Left-Leaning Group Says Tax Holiday Would Raise $9 Billion In Revenue
August 25, 2011
A left-leaning think tank is pushing back on a congressional analysis that says a corporate tax holiday would be a long-term loser for the U.S. Treasury.
The Joint Committee on Taxation, in a report released in May, said that a plan that would allow multinationals to temporarily bring offshore profits to the U.S. at a much lower tax rate would lose close to $80 billion over a decade.
But a report to be released by NDN – and co-authored by Robert Shapiro, a Clinton administration official – questions JCT’s assumptions about how corporations would act in the aftermath of a holiday.
Instead, the think tank says, a so-called repatriation holiday would create close to $9 billion in new revenue over a decade.
“We find that the JCT’s approach has been flawed conceptually and its estimates of significant revenue losses are incorrect,” the report says.
Congressional opponents of a new holiday have latched on to the JCT analysis, which was requested by Rep. Lloyd Doggett (D-Texas), as they make the argument that a previous holiday failed to spark job creation in the U.S.
That holiday, enacted in 2004, allowed multinationals to temporarily repatriate offshore profits at a 5.25 percent rate, instead of the top corporate rate of 35 percent. Critics say corporations used the holiday more to buy back stock or buy dividends than to stimulate the economy.

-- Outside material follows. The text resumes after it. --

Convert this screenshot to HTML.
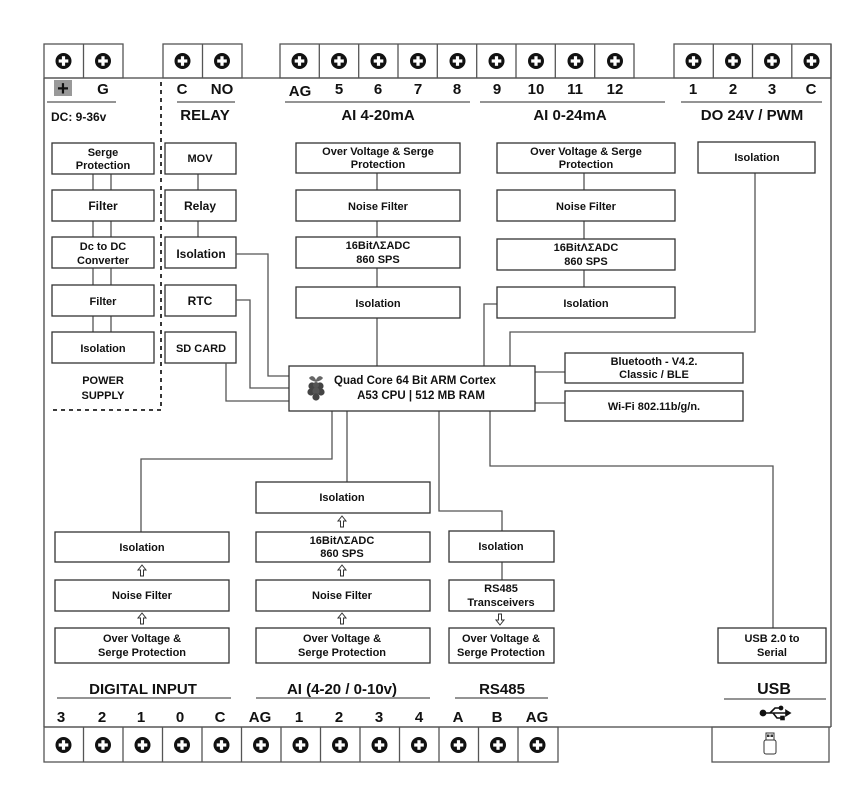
<!DOCTYPE html>
<html><head><meta charset="utf-8"><style>
html,body{margin:0;padding:0;background:#fff;}
svg{display:block;}
text{font-family:"Liberation Sans",Arial,sans-serif;font-weight:bold;fill:#111;}
.b{fill:#fff;stroke:#333;stroke-width:1.3;}
.l{fill:none;stroke:#555;stroke-width:1.3;}
.t{font-size:11px;text-anchor:middle;}
.p{font-size:15px;text-anchor:middle;}
.h{font-size:15px;text-anchor:middle;}
</style></head><body>
<svg width="868" height="802" viewBox="0 0 868 802" xmlns="http://www.w3.org/2000/svg">
<defs>
<g id="s"><circle r="8" fill="#111"/><rect x="-4.8" y="-1.6" width="9.6" height="3.2" fill="#fff"/><rect x="-1.6" y="-4.8" width="3.2" height="9.6" fill="#fff"/></g>
<g id="ua"><path d="M0,-6 L-4,-1 L-1.5,-1 L-1.5,5 L1.5,5 L1.5,-1 L4,-1 Z" fill="#fff" stroke="#333" stroke-width="1"/></g>
</defs>

<path class="l" d="M44,78 L831,78 M44,78 L44,727 M831,44 L831,727 M44,727 L831,727" style="stroke:#444"/>

<g class="l" style="stroke:#555">
<rect x="44" y="44" width="79" height="34"/><line x1="83.5" y1="44" x2="83.5" y2="78"/>
<rect x="163" y="44" width="79" height="34"/><line x1="202.5" y1="44" x2="202.5" y2="78"/>
<rect x="280" y="44" width="354" height="34"/>
<rect x="674" y="44" width="157" height="34"/>
</g>
<g class="l" style="stroke:#555">
<line x1="319.3" y1="44" x2="319.3" y2="78"/><line x1="358.7" y1="44" x2="358.7" y2="78"/><line x1="398" y1="44" x2="398" y2="78"/><line x1="437.3" y1="44" x2="437.3" y2="78"/><line x1="476.7" y1="44" x2="476.7" y2="78"/><line x1="516" y1="44" x2="516" y2="78"/><line x1="555.3" y1="44" x2="555.3" y2="78"/><line x1="594.7" y1="44" x2="594.7" y2="78"/>
<line x1="713.3" y1="44" x2="713.3" y2="78"/><line x1="752.5" y1="44" x2="752.5" y2="78"/><line x1="791.8" y1="44" x2="791.8" y2="78"/>
</g>
<use href="#s" x="63.5" y="61"/><use href="#s" x="103" y="61"/>
<use href="#s" x="182.5" y="61"/><use href="#s" x="222" y="61"/>
<use href="#s" x="299.5" y="61"/><use href="#s" x="339" y="61"/><use href="#s" x="378.5" y="61"/><use href="#s" x="418" y="61"/><use href="#s" x="457.5" y="61"/><use href="#s" x="496.5" y="61"/><use href="#s" x="536" y="61"/><use href="#s" x="575.5" y="61"/><use href="#s" x="615" y="61"/>
<use href="#s" x="693.5" y="61"/><use href="#s" x="733" y="61"/><use href="#s" x="772" y="61"/><use href="#s" x="811.5" y="61"/>

<rect x="54" y="80" width="18" height="16" fill="#999"/>
<text class="p" x="63" y="95" style="font-size:20px">+</text>
<text class="p" x="103" y="94">G</text>
<text class="p" x="182" y="94">C</text><text class="p" x="222" y="94">NO</text>
<text class="p" x="300" y="96">AG</text><text class="p" x="339" y="94">5</text><text class="p" x="378" y="94">6</text><text class="p" x="418" y="94">7</text><text class="p" x="457" y="94">8</text>
<text class="p" x="497" y="94">9</text><text class="p" x="536" y="94">10</text><text class="p" x="575" y="94">11</text><text class="p" x="615" y="94">12</text>
<text class="p" x="693" y="94">1</text><text class="p" x="733" y="94">2</text><text class="p" x="772" y="94">3</text><text class="p" x="811" y="94">C</text>
<g class="l"><line x1="47" y1="102" x2="116" y2="102"/><line x1="177" y1="102" x2="235" y2="102"/><line x1="285" y1="102" x2="470" y2="102"/><line x1="480" y1="102" x2="665" y2="102"/><line x1="681" y1="102" x2="822" y2="102"/></g>
<text x="51" y="121" style="font-size:12px">DC: 9-36v</text>
<text class="h" x="205" y="120">RELAY</text>
<text class="h" x="378" y="120">AI 4-20mA</text>
<text class="h" x="570" y="120">AI 0-24mA</text>
<text class="h" x="752" y="120">DO 24V / PWM</text>

<path d="M161,82 L161,410 L50,410" fill="none" stroke="#222" stroke-width="1.8" stroke-dasharray="4,4"/>

<g class="l"><line x1="93" y1="174" x2="93" y2="332"/><line x1="111" y1="174" x2="111" y2="332"/></g>
<rect class="b" x="52" y="143" width="102" height="31"/><text class="t" x="103" y="156">Serge</text><text class="t" x="103" y="169">Protection</text>
<rect class="b" x="52" y="190" width="102" height="31"/><text class="t" x="103" y="210" style="font-size:12px">Filter</text>
<rect class="b" x="52" y="237" width="102" height="31"/><text class="t" x="103" y="250">Dc to DC</text><text class="t" x="103" y="264">Converter</text>
<rect class="b" x="52" y="285" width="102" height="31"/><text class="t" x="103" y="305">Filter</text>
<rect class="b" x="52" y="332" width="102" height="31"/><text class="t" x="103" y="352">Isolation</text>
<text class="t" x="103" y="384">POWER</text><text class="t" x="103" y="399">SUPPLY</text>

<g class="l"><line x1="198" y1="174" x2="198" y2="237"/></g>
<rect class="b" x="165" y="143" width="71" height="31"/><text class="t" x="200" y="162">MOV</text>
<rect class="b" x="165" y="190" width="71" height="31"/><text class="t" x="200" y="210" style="font-size:12px">Relay</text>
<rect class="b" x="165" y="237" width="71" height="31"/><text class="t" x="201" y="258" style="font-size:12px">Isolation</text>
<rect class="b" x="165" y="285" width="71" height="31"/><text class="t" x="200" y="305" style="font-size:12px">RTC</text>
<rect class="b" x="165" y="332" width="71" height="31"/><text class="t" x="201" y="352">SD CARD</text>

<g class="l">
<polyline points="236,254 268,254 268,376 289,376"/>
<polyline points="236,300 250,300 250,388 289,388"/>
<polyline points="226,363 226,401 289,401"/>
</g>

<g class="l"><line x1="377" y1="173" x2="377" y2="366"/></g>
<rect class="b" x="296" y="143" width="164" height="30"/><text class="t" x="378" y="155">Over Voltage &amp; Serge</text><text class="t" x="378" y="168">Protection</text>
<rect class="b" x="296" y="190" width="164" height="31"/><text class="t" x="378" y="210">Noise Filter</text>
<rect class="b" x="296" y="237" width="164" height="31"/><text class="t" x="378" y="249">16BitΛΣADC</text><text class="t" x="378" y="263">860 SPS</text>
<rect class="b" x="296" y="287" width="164" height="31"/><text class="t" x="378" y="307">Isolation</text>

<g class="l"><line x1="584" y1="173" x2="584" y2="287"/>
<polyline points="497,304 484,304 484,366"/>
<polyline points="755,173 755,332 510,332 510,366"/></g>
<rect class="b" x="497" y="143" width="178" height="30"/><text class="t" x="586" y="155">Over Voltage &amp; Serge</text><text class="t" x="586" y="168">Protection</text>
<rect class="b" x="497" y="190" width="178" height="31"/><text class="t" x="586" y="210">Noise Filter</text>
<rect class="b" x="497" y="239" width="178" height="31"/><text class="t" x="586" y="251">16BitΛΣADC</text><text class="t" x="586" y="265">860 SPS</text>
<rect class="b" x="497" y="287" width="178" height="31"/><text class="t" x="586" y="307">Isolation</text>
<rect class="b" x="698" y="142" width="117" height="31"/><text class="t" x="757" y="161">Isolation</text>

<g class="l">
<line x1="535" y1="372" x2="565" y2="372"/><line x1="535" y1="403" x2="565" y2="403"/>
<polyline points="332,411 332,459 141,459 141,532"/>
<line x1="347" y1="411" x2="347" y2="482"/>
<polyline points="439,411 439,511 502,511 502,531"/>
<polyline points="490,411 490,466 773,466 773,628"/>
</g>
<rect class="b" x="289" y="366" width="246" height="45"/>
<g transform="translate(316,388)">
<path d="M-7,-10 C-4,-14 -1,-11 0,-8 C1,-11 4,-14 7,-10 C5,-7 2,-7 0,-6 C-2,-7 -5,-7 -7,-10Z" fill="#666"/>
<circle cx="-4" cy="-2" r="3.6" fill="#444"/><circle cx="4" cy="-2" r="3.6" fill="#444"/><circle cx="0" cy="-3" r="3" fill="#555"/>
<circle cx="-5" cy="4" r="3.6" fill="#444"/><circle cx="5" cy="4" r="3.6" fill="#444"/><circle cx="0" cy="3" r="3.6" fill="#555"/><circle cx="0" cy="9" r="3.6" fill="#444"/>
</g>
<text class="t" x="415" y="384" style="font-size:11.5px">Quad Core 64 Bit ARM Cortex</text>
<text class="t" x="421" y="399" style="font-size:11.5px">A53 CPU | 512 MB RAM</text>

<rect class="b" x="565" y="353" width="178" height="30"/><text class="t" x="654" y="365">Bluetooth - V4.2.</text><text class="t" x="654" y="378">Classic / BLE</text>
<rect class="b" x="565" y="391" width="178" height="30"/><text class="t" x="654" y="410">Wi-Fi 802.11b/g/n.</text>

<rect class="b" x="55" y="532" width="174" height="30"/><text class="t" x="142" y="551">Isolation</text>
<rect class="b" x="55" y="580" width="174" height="31"/><text class="t" x="142" y="599">Noise Filter</text>
<rect class="b" x="55" y="628" width="174" height="35"/><text class="t" x="142" y="642">Over Voltage &amp;</text><text class="t" x="142" y="656">Serge Protection</text>
<use href="#ua" x="142" y="571"/><use href="#ua" x="142" y="619"/>

<rect class="b" x="256" y="482" width="174" height="31"/><text class="t" x="342" y="501">Isolation</text>
<rect class="b" x="256" y="532" width="174" height="30"/><text class="t" x="342" y="544">16BitΛΣADC</text><text class="t" x="342" y="557">860 SPS</text>
<rect class="b" x="256" y="580" width="174" height="31"/><text class="t" x="342" y="599">Noise Filter</text>
<rect class="b" x="256" y="628" width="174" height="35"/><text class="t" x="342" y="642">Over Voltage &amp;</text><text class="t" x="342" y="656">Serge Protection</text>
<use href="#ua" x="342" y="522"/><use href="#ua" x="342" y="571"/><use href="#ua" x="342" y="619"/>

<g class="l"><line x1="502" y1="562" x2="502" y2="580"/></g>
<rect class="b" x="449" y="531" width="105" height="31"/><text class="t" x="501" y="550">Isolation</text>
<rect class="b" x="449" y="580" width="105" height="31"/><text class="t" x="501" y="592">RS485</text><text class="t" x="501" y="606">Transceivers</text>
<rect class="b" x="449" y="628" width="105" height="35"/><text class="t" x="501" y="642">Over Voltage &amp;</text><text class="t" x="501" y="656">Serge Protection</text>
<use href="#ua" x="500" y="619" transform="rotate(180 500 619)"/>

<rect class="b" x="718" y="628" width="108" height="35"/><text class="t" x="772" y="642">USB 2.0 to</text><text class="t" x="772" y="656">Serial</text>

<text class="h" x="143" y="694">DIGITAL INPUT</text>
<text class="h" x="342" y="694">AI (4-20 / 0-10v)</text>
<text class="h" x="502" y="694">RS485</text>
<text class="h" x="774" y="694" style="font-size:16px">USB</text>
<g class="l"><line x1="57" y1="698" x2="231" y2="698"/><line x1="256" y1="698" x2="430" y2="698"/><line x1="455" y1="698" x2="548" y2="698"/><line x1="724" y1="699" x2="826" y2="699"/></g>
<text class="p" x="61" y="722">3</text><text class="p" x="102" y="722">2</text><text class="p" x="141" y="722">1</text><text class="p" x="180" y="722">0</text><text class="p" x="220" y="722">C</text>
<text class="p" x="260" y="722">AG</text><text class="p" x="299" y="722">1</text><text class="p" x="339" y="722">2</text><text class="p" x="379" y="722">3</text><text class="p" x="419" y="722">4</text>
<text class="p" x="458" y="722">A</text><text class="p" x="497" y="722">B</text><text class="p" x="537" y="722">AG</text>
<g transform="translate(774,713)" stroke="#111" stroke-width="1.6" fill="none">
<line x1="-10" y1="0" x2="12" y2="0"/>
<polyline points="-4,0 1,-5 6,-5"/><polyline points="-1,0 3,5 7,5"/>
<circle cx="-11" cy="0" r="2.6" fill="#111"/><path d="M12,-2.5 L16,0 L12,2.5Z" fill="#111"/>
<circle cx="7" cy="-5" r="1.6" fill="#111"/><rect x="7" y="3.5" width="3" height="3" fill="#111"/>
</g>

<rect class="l" x="44" y="727" width="514" height="35"/>
<g class="l">
<line x1="83.5" y1="727" x2="83.5" y2="762"/><line x1="123" y1="727" x2="123" y2="762"/><line x1="162.5" y1="727" x2="162.5" y2="762"/><line x1="202" y1="727" x2="202" y2="762"/><line x1="241.5" y1="727" x2="241.5" y2="762"/><line x1="281" y1="727" x2="281" y2="762"/><line x1="320.5" y1="727" x2="320.5" y2="762"/><line x1="360" y1="727" x2="360" y2="762"/><line x1="399.5" y1="727" x2="399.5" y2="762"/><line x1="439" y1="727" x2="439" y2="762"/><line x1="478.5" y1="727" x2="478.5" y2="762"/><line x1="518" y1="727" x2="518" y2="762"/>
</g>
<use href="#s" x="63.5" y="745"/><use href="#s" x="103" y="745"/><use href="#s" x="142.5" y="745"/><use href="#s" x="182" y="745"/><use href="#s" x="221.5" y="745"/><use href="#s" x="261" y="745"/><use href="#s" x="300.5" y="745"/><use href="#s" x="340" y="745"/><use href="#s" x="379.5" y="745"/><use href="#s" x="419" y="745"/><use href="#s" x="458.5" y="745"/><use href="#s" x="498" y="745"/><use href="#s" x="537.5" y="745"/>
<rect class="l" x="712" y="727" width="117" height="35"/>
<g transform="translate(770,744)" stroke="#333" stroke-width="1" fill="#fff">
<rect x="-4" y="-11" width="8" height="7"/><rect x="-6" y="-4" width="12" height="14" rx="2"/>
<rect x="-2.5" y="-9" width="1.5" height="1.5" fill="#333"/><rect x="1" y="-9" width="1.5" height="1.5" fill="#333"/>
</g>
</svg>
</body></html>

The Obama administration has also said it is unwilling to look at repatriation outside of the broader discussion over corporate tax reform. A corporate tax overhaul has been a priority for the White House, but was placed on the backburner due to the debate over the debt ceiling.
The NDN study takes two basic disagreements with the JCT analysis. For one, the think tank signaled that it does not believe that corporations would rush to bring profits back during a holiday that would have eventually been repatriated at the regular tax rate.
And NDN is skeptical that multinationals would start keeping increased amounts of profits offshore after a repatriation holiday, to prepare for future ones — another criticism often lobbed at the idea.
Corporate heavyweights like Apple, Google and Cisco are pushing hard for another go-round at a tax holiday, and the idea also has bipartisan support on Capitol Hill. (A House measure currently has roughly 25 co-sponsors.)
These proponents argue that, with the economy sputtering, a tax holiday is one of the few realistic ways to inject new money into the U.S. economy.